The Best League In The World Restarts

Rather than the more traditional season preview of the Bundesliga, which started last night with Bayern Munich recording a stoppage time winner against Wolfsburg, I thought this would be the time to offer some praise of the Germans. Despite the fact that Bayern are the constant Ubermen of the league, the Bavarian giants having won the title 22 times and the fact that Mark van Bommel should be banned by international treaty the structure and organisation of the German league is the best in the world.

The main factor that makes the Bundesliga the best in the world is the genuine chance of silverware for the majority of top flight clubs in any given season. For example, in the last three seasons Wolfsburg finished 5th, 1st and 8th since 2007, Hertha Berlin 10th, 4th and 18th or Borussia Dortmund 13th, 6th and 5th. These huge swings in the fortunes of various clubs show that there is real entertainment value in the league and that for German sides next year could really be their year. Since 2001 five clubs have won the title. That is a level of variation unfound in any other major league in Europe. In Spain the Real-Barcelona duopoly is more established than ever after being briefly interrupted by Valencia under Benitez and the biggest “shock” in the last five years that the Premiership has provided is Spurs taking Liverpool’s Champions League spot. The fact that petro-club Man City are spending money like its going out of fashion to compete with United and Chelsea is not “surprising” and it should be even less necessary.

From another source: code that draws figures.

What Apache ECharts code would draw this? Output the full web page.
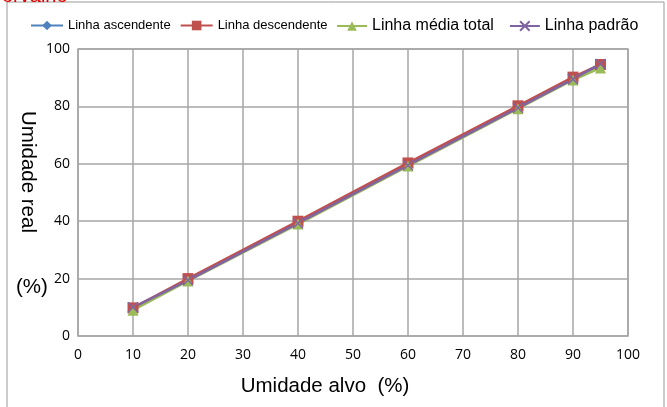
<!DOCTYPE html>
<html>
<head>
<meta charset="utf-8">
<script src="https://cdn.jsdelivr.net/npm/echarts@6/dist/echarts.min.js"></script>
<style>html,body{margin:0;padding:0;background:#fff;}#c{width:667px;height:407px;}</style>
</head>
<body>
<div id="c"></div>
<script>
var xValues = [10, 20, 40, 60, 80, 90, 95];
var ascendente = [9.6, 19.6, 39.6, 59.8, 79.8, 89.8, 94.4];
var descendente = [9.8, 20.0, 40.0, 60.3, 80.2, 90.2, 94.6];
var mediaTotal = [9.0, 19.2, 39.0, 59.2, 79.2, 89.2, 93.4];
var padrao = [10.0, 19.4, 39.3, 59.5, 79.5, 89.5, 94.8];
var seriesNames = ['Linha ascendente', 'Linha descendente', 'Linha média total', 'Linha padrão'];
var xTicks = {min: 0, max: 100, interval: 10};
var yTicks = {min: 0, max: 100, interval: 20};

function pairs(ys) { return xValues.map(function (x, i) { return [x, ys[i]]; }); }

var crossPath = 'path://M0,0 L10,10 M10,0 L0,10';
var font = '"Liberation Sans", Arial, sans-serif';
var tickFont = '"Open Sans", "Noto Sans", sans-serif';

var chart = echarts.init(document.getElementById('c'), null, {renderer: 'canvas'});
chart.setOption({
  animation: false,
  backgroundColor: '#fff',
  grid: {left: 78, right: 39, top: 49, bottom: 71, show: true, borderColor: '#a6a6a6', borderWidth: 1.5},
  legend: [{
    data: [seriesNames[0], seriesNames[1]],
    left: 25, top: 14, itemWidth: 32, itemHeight: 12, itemGap: 9,
    textStyle: {fontFamily: font, fontSize: 13, color: '#000'}
  }, {
    data: [seriesNames[2], seriesNames[3]],
    left: 331, top: 13, itemWidth: 30, itemHeight: 12, itemGap: 15,
    textStyle: {fontFamily: font, fontSize: 16, color: '#000'}
  }],
  xAxis: {
    type: 'value', min: xTicks.min, max: xTicks.max, interval: xTicks.interval,
    axisLine: {show: false}, axisTick: {show: false},
    axisLabel: {fontFamily: tickFont, fontSize: 14, color: '#000', margin: 12},
    splitLine: {show: true, lineStyle: {color: '#a6a6a6', width: 1.5}}
  },
  yAxis: {
    type: 'value', min: yTicks.min, max: yTicks.max, interval: yTicks.interval,
    axisLine: {show: false}, axisTick: {show: false},
    axisLabel: {fontFamily: tickFont, fontSize: 14, color: '#000', margin: 8},
    splitLine: {show: true, lineStyle: {color: '#a6a6a6', width: 1.5}}
  },
  graphic: [
    {type: 'rect', shape: {x: 7, y: 2, width: 657, height: 430}, style: {fill: 'none', stroke: '#999', lineWidth: 1}, silent: true},
    {type: 'text', left: 2, top: -14, style: {text: 'orvalho', fontFamily: font, fontSize: 20, fill: '#e00000'}},
    {type: 'text', x: 28, y: 172, rotation: -Math.PI / 2, style: {text: 'Umidade real', fontFamily: font, fontSize: 20.5, fill: '#000', textAlign: 'center', textVerticalAlign: 'middle'}},
    {type: 'text', left: 16, top: 277, style: {text: '(%)', fontFamily: font, fontSize: 20.5, fill: '#000'}},
    {type: 'text', x: 325, y: 386, style: {text: 'Umidade alvo  (%)', fontFamily: font, fontSize: 20.5, fill: '#000', textAlign: 'center', textVerticalAlign: 'middle'}}
  ],
  series: [
    {name: seriesNames[0], type: 'line', data: pairs(ascendente), symbol: 'diamond', symbolSize: 10,
      itemStyle: {color: '#4F81BD'}, lineStyle: {color: '#4F81BD', width: 2.5}},
    {name: seriesNames[1], type: 'line', data: pairs(descendente), symbol: 'rect', symbolSize: 11,
      itemStyle: {color: '#C0504D'}, lineStyle: {color: '#C0504D', width: 2.5}},
    {name: seriesNames[2], type: 'line', data: pairs(mediaTotal), symbol: 'triangle', symbolSize: 11,
      itemStyle: {color: '#9BBB59'}, lineStyle: {color: '#9BBB59', width: 2.5}},
    {name: seriesNames[3], type: 'line', data: pairs(padrao), symbol: crossPath, symbolSize: 10,
      itemStyle: {color: '#8064A2', borderColor: '#8064A2', borderWidth: 1.5}, lineStyle: {color: '#8064A2', width: 2.5}}
  ]
});
</script>
</body>
</html>
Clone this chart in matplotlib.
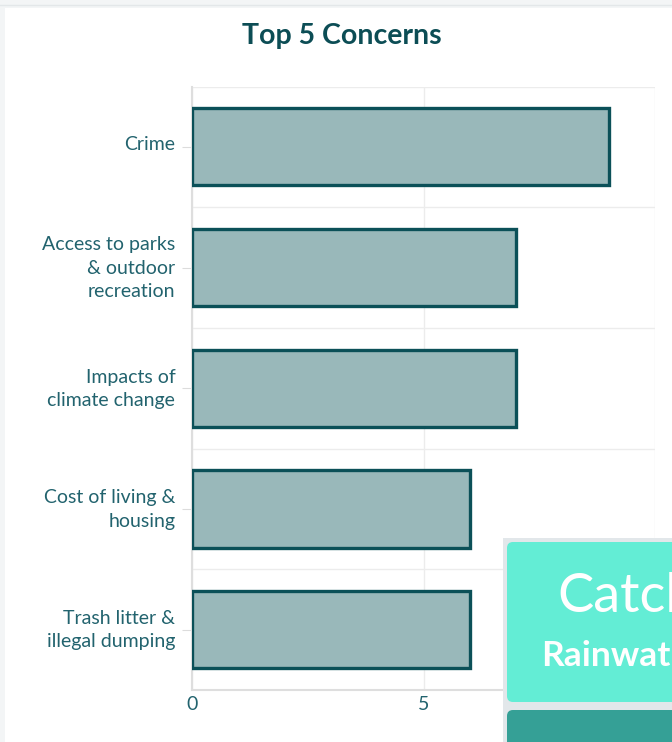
import numpy as np
import matplotlib
matplotlib.use('Agg')
import matplotlib.pyplot as plt
import matplotlib.transforms as mtransforms
from matplotlib.patches import FancyBboxPatch, Rectangle

plt.rcParams['font.family'] = ['Lato', 'DejaVu Sans']

concerns = ['Crime', 'Access to parks\n& outdoor\nrecreation', 'Impacts of\nclimate change',
            'Cost of living &\nhousing', 'Trash litter &\nillegal dumping']
counts = [9, 7, 7, 6, 6]
xticks = [0, 5, 10]

title_clr = '#0c4d55'
text_clr = '#22636e'
bar_clr = '#99b8ba'
edge_clr = '#0b5058'
grid_clr = '#ececec'

W, H = 672, 742
fig = plt.figure(figsize=(W / 100, H / 100), dpi=100)
fig.patch.set_facecolor('#f3f5f6')

# white panel behind the chart
bg = fig.add_axes([0, 0, 1, 1], zorder=0)
bg.set_xlim(0, W)
bg.set_ylim(H, 0)
bg.axis('off')
bg.add_patch(Rectangle((5, 8), W, H, facecolor='white', edgecolor='none'))
bg.plot([0, W], [5, 5], color='#e3e7e9', linewidth=1)

# main chart
ax = fig.add_axes([192 / W, 1 - 690 / H, (655 - 192) / W, (690 - 86.5) / H], zorder=1)
ax.set_facecolor('none')
y = np.arange(len(concerns))
ax.barh(y, counts, height=0.64, color=bar_clr, edgecolor=edge_clr, linewidth=2.4, zorder=3)
ax.set_xlim(0, 10)
ax.set_ylim(len(concerns) - 0.5, -0.5)
ax.set_yticks(y)
ax.set_yticklabels(concerns, fontsize=14, color=text_clr, ha='right', linespacing=1.45)
ax.set_yticks(np.arange(len(concerns) + 1) - 0.5, minor=True)
ax.set_xticks(xticks)
ax.set_xticklabels([str(t) for t in xticks], fontsize=14, color=text_clr)
ax.tick_params(axis='y', which='major', length=7, color='#dcdcdc', pad=5)
ax.tick_params(axis='y', which='minor', length=0)
ax.tick_params(axis='x', length=0, pad=4)
ax.grid(axis='x', color=grid_clr, linewidth=1, zorder=0)
ax.grid(axis='y', which='minor', color=grid_clr, linewidth=1, zorder=0)
for s in ['top', 'right']:
    ax.spines[s].set_visible(False)
ax.spines['left'].set_color('#dedede')
ax.spines['left'].set_linewidth(1.5)
ax.spines['bottom'].set_color('#dedede')
ax.spines['bottom'].set_linewidth(1.5)

# labels sit a little above the tick
shift = mtransforms.ScaledTranslation(0, 4 / 100, fig.dpi_scale_trans)
for lbl in ax.get_yticklabels():
    lbl.set_transform(lbl.get_transform() + shift)

fig.text(342 / W, 1 - 36 / H, 'Top 5 Concerns', ha='center', va='center',
         fontsize=20.5, fontweight='bold', color=title_clr)

# overlapping cards in the lower right corner
ov = fig.add_axes([0, 0, 1, 1], zorder=5)
ov.set_xlim(0, W)
ov.set_ylim(H, 0)
ov.axis('off')
ov.add_patch(Rectangle((503, 538), 200, 220, facecolor='#e2e7ea', edgecolor='none'))
ov.add_patch(FancyBboxPatch((507, 542), 200, 160, boxstyle='round,pad=0,rounding_size=6',
                            facecolor='#63edd5', edgecolor='none'))
ov.add_patch(FancyBboxPatch((507, 710), 200, 60, boxstyle='round,pad=0,rounding_size=6',
                            facecolor='#35a096', edgecolor='none'))
ov.text(557, 597, 'Catch', color='white', fontsize=39, ha='left', va='center')
ov.text(541, 656, 'Rainwat', color='white', fontsize=25.5, fontweight='bold',
        ha='left', va='center')

plt.savefig('out.png', dpi=100)
plt.close()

Conversely, more fans are flocking to watch football in Germany each year where, by an unbelievable coincidence tickets are cheaper than England and you can smoke, drink beer and stand on the terraces. Coming into the 2010/11 season Schalke 04, Wolfsburg, Bayer Leverkusen, Werder Bremen and Hamburg all have realistic hopes of mounting a creditable title challenge to perennial favourites Bayern.

Moreover these sides are all doing this without the debt of small African nations burdening them down. The giant financial game of Chicken that is being played by the other big clubs in Europe, each praying that another club busts first is not affecting the German league. Indeed Bayern have the healthiest bank balance in the world as well as being domestically successful and reaching the Champions League final last season. I realise that since the inception of Sky the concept of not gambling the future of a club in order to compete with the big boys is virtually heresy, the concept that it should be unnecessary even more so, but yet with logical efficiency, the Germans seem to be managing it.

Albeit the Bundesliga may not have the stars that La Liga does but as football fans we need to decide what we want to see. For myself, the prospect of genuine competition trumps seeing the same two or three clubs tie up all the trophies season after season. There are flaws with the German league but it is indisputably the purists league.